CATL expects oceanic electric ships in three years

Solar and Onboard Generation Limits

  • Multiple comments calculate that even fully covering a large ship (∼20,000 m² deck) in PV yields only 1–2 MW average, vs ~40–60 MW required for propulsion.
  • Even with “perfect” panels, solar would cover only single‑digit percent of propulsion needs; deck space is mostly occupied by cargo anyway.
  • Wave and “regenerative propeller” ideas are largely dismissed as negligible for propulsion-scale energy.

Wind, Sails, and Hybrid Concepts

  • Wind (modern sails, kites, vertical turbines) is seen as genuinely promising, especially combined with batteries.
  • Some think we may see a partial return to sail, at least as hybrid assistance, although scaling to large container ships has serious engineering challenges.

Battery Density, Range, and Feasibility

  • Core debate: diesel’s vastly higher energy density vs quickly improving batteries.
  • Several “back-of-the-envelope” calculations suggest that for a ~14,000 TEU ship with ~5,000 km range, battery mass and volume could be within ~2x current bunker fuel capacity, costing perhaps tens of millions of dollars.
  • Others argue this underestimates real energy needs for full transoceanic legs (20–40 GWh), making batteries orders of magnitude off in both cost and practicality for long-haul.

Ports, Charging, and Containerized Batteries

  • Charging a multi‑GWh pack in 1–2 days implies ~100 MW+ port connections; compared to smelters and major ports, this is big but not inconceivable.
  • Proposals: large port battery banks as buffers; standardized container-sized battery modules swapped during normal cargo handling.
  • Critics note infrastructure takes decades, needs standardization, and would initially be limited to a few major ports.

Energy Shipping & Floating Infrastructure

  • Some envision “battery tankers” or ships whose cargo is energy (Sahara or offshore wind → charge in desert/ocean → discharge near cities).
  • Others sketch floating wind/battery stations along shipping lanes; feasibility is unclear and would still require heavy regulation.

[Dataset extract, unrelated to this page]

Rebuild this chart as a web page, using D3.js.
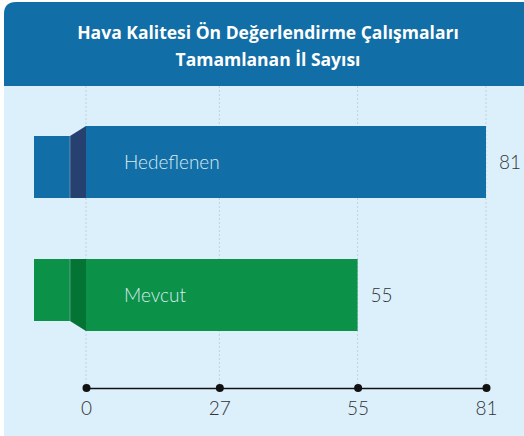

Nuclear and Other Alternatives

  • Nuclear-powered ships (icebreakers, subs, SMR concepts) are cited as proof of energy density, but seen as uneconomic, politically fraught, and high-crew-cost for commercial shipping.
  • Hybrid diesel-electric with batteries for coastal legs and emission-control areas is viewed as the most realistic near-term path.

Risk, Materials, and Outlook

  • Fire risk of large lithium packs sparks debate; sodium-ion is mentioned as safer but less energy-dense.
  • Consensus: batteries are clearly viable for ferries, tugs, and coastal/medium-range “oceanic” routes in Asia; true transoceanic battery-only cargo ships by 2028 is widely seen as optimistic to implausible.